▸ **GOAL OF THE EXERCISE**
Copy every line of the records below where the word "this" occurs.

+++

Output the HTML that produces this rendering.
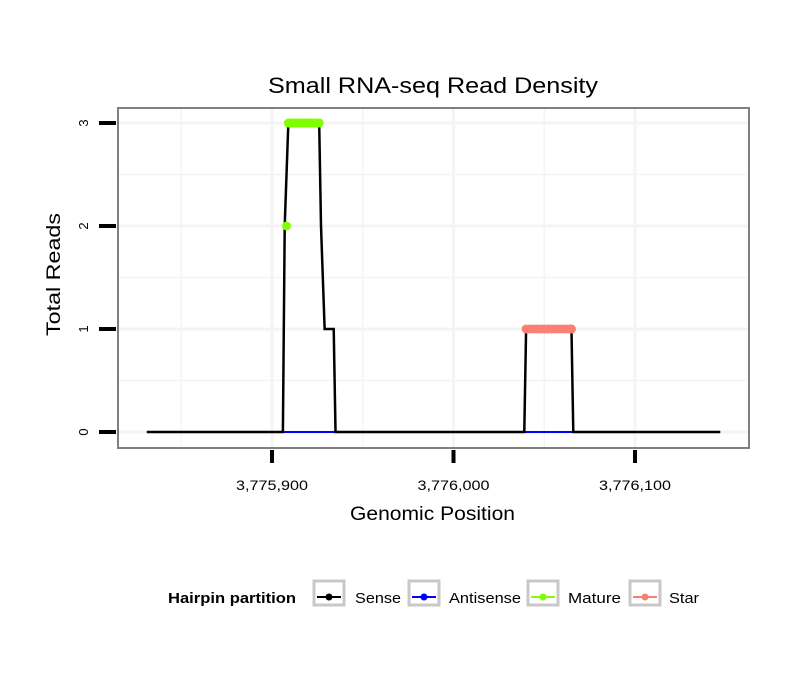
<!DOCTYPE html>
<html><head><meta charset="utf-8"><style>
body{margin:0;background:#fff;}
svg text{font-family:"Liberation Sans",sans-serif;}
</style></head><body>
<svg id="chart" width="810" height="690" xmlns="http://www.w3.org/2000/svg">
<rect width="810" height="690" fill="#fff"/>
<text x="268" y="93" font-size="22" textLength="330" lengthAdjust="spacingAndGlyphs">Small RNA-seq Read Density</text>
<g id="grid"></g>
<g id="series"></g>
<rect x="118" y="108" width="631" height="340" fill="none" stroke="#7f7f7f" stroke-width="2"/>
<g id="axes"></g>
<text x="350" y="520" font-size="19" textLength="165" lengthAdjust="spacingAndGlyphs">Genomic Position</text>
<text transform="translate(60,336) rotate(-90)" font-size="19" textLength="123" lengthAdjust="spacingAndGlyphs">Total Reads</text>
<g>
<text x="168" y="603" font-size="15" font-weight="bold" textLength="128" lengthAdjust="spacingAndGlyphs">Hairpin partition</text>
<g><rect x="314" y="581" width="30" height="24" fill="#fff" stroke="#c8c8c8" stroke-width="3"/><line x1="317" y1="597" x2="341" y2="597" stroke="#000" stroke-width="2"/><circle cx="329" cy="597" r="3.5" fill="#000"/><text x="355" y="603" font-size="15" textLength="46" lengthAdjust="spacingAndGlyphs">Sense</text></g>
<g><rect x="409" y="581" width="30" height="24" fill="#fff" stroke="#c8c8c8" stroke-width="3"/><line x1="412" y1="597" x2="436" y2="597" stroke="#00f" stroke-width="2"/><circle cx="424" cy="597" r="3.5" fill="#00f"/><text x="449" y="603" font-size="15" textLength="72" lengthAdjust="spacingAndGlyphs">Antisense</text></g>
<g><rect x="528" y="581" width="30" height="24" fill="#fff" stroke="#c8c8c8" stroke-width="3"/><line x1="531" y1="597" x2="555" y2="597" stroke="#7fff00" stroke-width="2"/><circle cx="543" cy="597" r="3.5" fill="#7fff00"/><text x="568" y="603" font-size="15" textLength="53" lengthAdjust="spacingAndGlyphs">Mature</text></g>
<g><rect x="630" y="581" width="30" height="24" fill="#fff" stroke="#c8c8c8" stroke-width="3"/><line x1="633" y1="597" x2="657" y2="597" stroke="#fa8072" stroke-width="2"/><circle cx="645" cy="597" r="3.5" fill="#fa8072"/><text x="669" y="603" font-size="15" textLength="30" lengthAdjust="spacingAndGlyphs">Star</text></g>
</g>
</svg>
<script>
const xTicks=[3775900,3776000,3776100];
const xTickLabels=["3,775,900","3,776,000","3,776,100"];
const yTicks=[0,1,2,3];
const sensePos=[3775831,3775906,3775907,3775909,3775926,3775927,3775929,3775934,3775935,3776039,3776040,3776065,3776066,3776147];
const senseVal=[0,0,2,3,3,2,1,1,0,0,1,1,0,0];
const antisenseSegs=[[3775906,3775935],[3776039,3776066]];
const maturePos=[3775908,3775909,3775910,3775911,3775912,3775913,3775914,3775915,3775916,3775917,3775918,3775919,3775920,3775921,3775922,3775923,3775924,3775925,3775926];
const matureVal=[2,3,3,3,3,3,3,3,3,3,3,3,3,3,3,3,3,3,3];
const starPos=[3776040,3776042,3776044,3776046,3776048,3776050,3776052,3776054,3776056,3776058,3776060,3776062,3776064,3776065];
const starVal=[1,1,1,1,1,1,1,1,1,1,1,1,1,1];

const NS="http://www.w3.org/2000/svg";
const X=v=>272+(v-3775900)*1.815;
const Y=v=>432-v*103;
function mk(tag,attrs,parent){const e=document.createElementNS(NS,tag);for(const k in attrs)e.setAttribute(k,attrs[k]);parent.appendChild(e);return e;}
const grid=document.getElementById('grid'),series=document.getElementById('series'),axes=document.getElementById('axes');
[3775850,3775900,3775950,3776000,3776050,3776100].forEach(v=>{const g=mk('line',{x1:X(v),x2:X(v),y1:108,y2:448,stroke:'#f4f4f4','stroke-width':xTicks.includes(v)?3:1.5},grid);

});
[0,0.5,1,1.5,2,2.5,3].forEach(v=>{const g=mk('line',{x1:118,x2:749,y1:Y(v),y2:Y(v),stroke:'#f4f4f4','stroke-width':Number.isInteger(v)?3:1.5},grid);

});
antisenseSegs.forEach(s=>{const l=mk('line',{x1:X(s[0]),x2:X(s[1]),y1:Y(0),y2:Y(0),stroke:'#00f','stroke-width':2},series);

});
const pl=mk('polyline',{points:sensePos.map((p,i)=>X(p)+','+Y(senseVal[i])).join(' '),fill:'none',stroke:'#000','stroke-width':2.5},series);


maturePos.forEach((p,i)=>{const c=mk('circle',{cx:X(p),cy:Y(matureVal[i]),r:4.5,fill:'#7fff00'},series);

});
starPos.forEach((p,i)=>{const c=mk('circle',{cx:X(p),cy:Y(starVal[i]),r:4.5,fill:'#fa8072'},series);

});
xTicks.forEach((v,i)=>{const t=mk('line',{x1:X(v),x2:X(v),y1:450,y2:463,stroke:'#000','stroke-width':4},axes);


const tx=mk('text',{x:X(v)-36,y:490,'font-size':13.5,textLength:72,lengthAdjust:'spacingAndGlyphs'},axes);tx.textContent=xTickLabels[i];

});
yTicks.forEach(v=>{const t=mk('line',{x1:99,x2:116,y1:Y(v),y2:Y(v),stroke:'#000','stroke-width':4},axes);


const tx=mk('text',{transform:`translate(88,${Y(v)}) rotate(-90)`,'font-size':13,'text-anchor':'middle'},axes);tx.textContent=v;

});
</script>
</body></html>
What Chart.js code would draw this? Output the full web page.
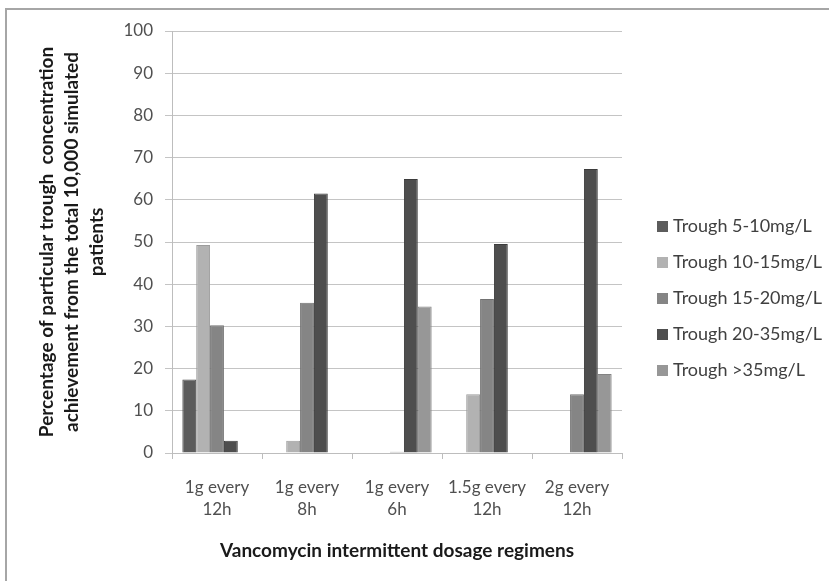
<!DOCTYPE html>
<html>
<head>
<meta charset="utf-8">
<script src="https://cdn.jsdelivr.net/npm/chart.js@4/dist/chart.umd.min.js"></script>
<style>
  html, body { margin: 0; padding: 0; background: #ffffff; }
  #wrap { position: relative; width: 829px; height: 581px; overflow: hidden; }
  #frame { position: absolute; left: 5px; top: 8px; width: 900px; height: 700px;
           border: 2px solid #a6a6a6; box-sizing: border-box; }
  canvas { position: absolute; left: 0; top: 0; }
</style>
</head>
<body>
<div id="wrap">
  <div id="frame"></div>
  <canvas id="chart" width="829" height="581"></canvas>
</div>
<script>
// Dosage regimens (x categories), each split into two label lines
const regimens = [
  ['1g every', '12h'],
  ['1g every', '8h'],
  ['1g every', '6h'],
  ['1.5g every', '12h'],
  ['2g every', '12h']
];

// Percentage of the 10,000 simulated patients in each trough band
const trough5to10  = [17.4, 0, 0, 0, 0];
const trough10to15 = [49.3, 2.9, 0, 13.9, 0];
const trough15to20 = [30.3, 35.6, 0.3, 36.5, 13.9];
const trough20to35 = [2.9, 61.5, 64.9, 49.5, 67.3];
const troughOver35 = [0, 0, 34.7, 0, 18.7];

const seriesNames = ['Trough 5-10mg/L', 'Trough 10-15mg/L', 'Trough 15-20mg/L', 'Trough 20-35mg/L', 'Trough >35mg/L'];
const yTicks = [0, 10, 20, 30, 40, 50, 60, 70, 80, 90, 100];

const fills   = ['#5c5c5c', '#b2b2b2', '#858585', '#4e4e4e', '#979797'];
const borders = ['#4a4a4a', '#9c9c9c', '#727272', '#3c3c3c', '#838383'];

const FONT = 'Lato, "Open Sans", sans-serif';
const seriesData = [trough5to10, trough10to15, trough15to20, trough20to35, troughOver35];

// Legend drawn on the right, next to the plot
const sideLegend = {
  id: 'sideLegend',
  afterDraw(chart) {
    const ctx = chart.ctx;
    ctx.save();
    ctx.font = '18px ' + FONT;
    ctx.textBaseline = 'middle';
    ctx.textAlign = 'left';
    chart.data.datasets.forEach((ds, i) => {
      const y = 226 + i * 36;
      ctx.fillStyle = ds.backgroundColor;
      ctx.fillRect(657, y - 5, 11, 11);
      ctx.fillStyle = '#404040';
      ctx.fillText(ds.label, 673, y);
    });
    ctx.restore();
  }
};

new Chart(document.getElementById('chart'), {
  type: 'bar',
  data: {
    labels: regimens,
    datasets: seriesData.map((vals, i) => ({
      label: seriesNames[i],
      data: vals,
      backgroundColor: fills[i],
      borderColor: borders[i],
      borderWidth: 1,
      categoryPercentage: 0.77,
      barPercentage: 1.0
    }))
  },
  options: {
    responsive: false,
    animation: false,
    layout: { padding: { left: 0, top: 31, right: 207, bottom: 0 } },
    plugins: {
      legend: { display: false },
      tooltip: { enabled: false }
    },
    scales: {
      x: {
        afterFit(scale) { scale.height = 128; },
        grid: { display: true, drawOnChartArea: false, drawTicks: true, tickLength: 6, color: '#bdbdbd', offset: true },
        border: { color: '#bdbdbd', width: 1 },
        ticks: {
          color: '#505050',
          font: { family: FONT, size: 17, lineHeight: 1.3 },
          padding: 17,
          maxRotation: 0,
          autoSkip: false
        },
        title: {
          display: true,
          text: 'Vancomycin intermittent dosage regimens',
          color: '#1a1a1a',
          font: { family: FONT, size: 19, weight: 'bold', lineHeight: 1.2 },
          padding: { top: 0, bottom: 19 }
        }
      },
      y: {
        min: 0,
        max: 100,
        afterFit(scale) { scale.width = 172; },
        afterBuildTicks(scale) { scale.ticks = yTicks.map(v => ({ value: v })); },
        grid: { color: '#c4c4c4', lineWidth: 1, drawTicks: true, tickLength: 7 },
        border: { color: '#bdbdbd', width: 1 },
        ticks: {
          color: '#505050',
          font: { family: FONT, size: 17 },
          padding: 12
        },
        title: {
          display: true,
          text: ['Percentage of particular trough  concentration',
                 'achievement from the total 10,000 simulated',
                 'patients'],
          color: '#1a1a1a',
          font: { family: FONT, size: 19, weight: 'bold', lineHeight: 1.316 },
          padding: { top: 34, bottom: 0 }
        }
      }
    }
  },
  plugins: [sideLegend]
});
</script>
</body>
</html>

+++

▸ **EXERCISE RESPONSE**
Output the HTML that produces this rendering.
What Chart.js code would draw this? Output the full web page.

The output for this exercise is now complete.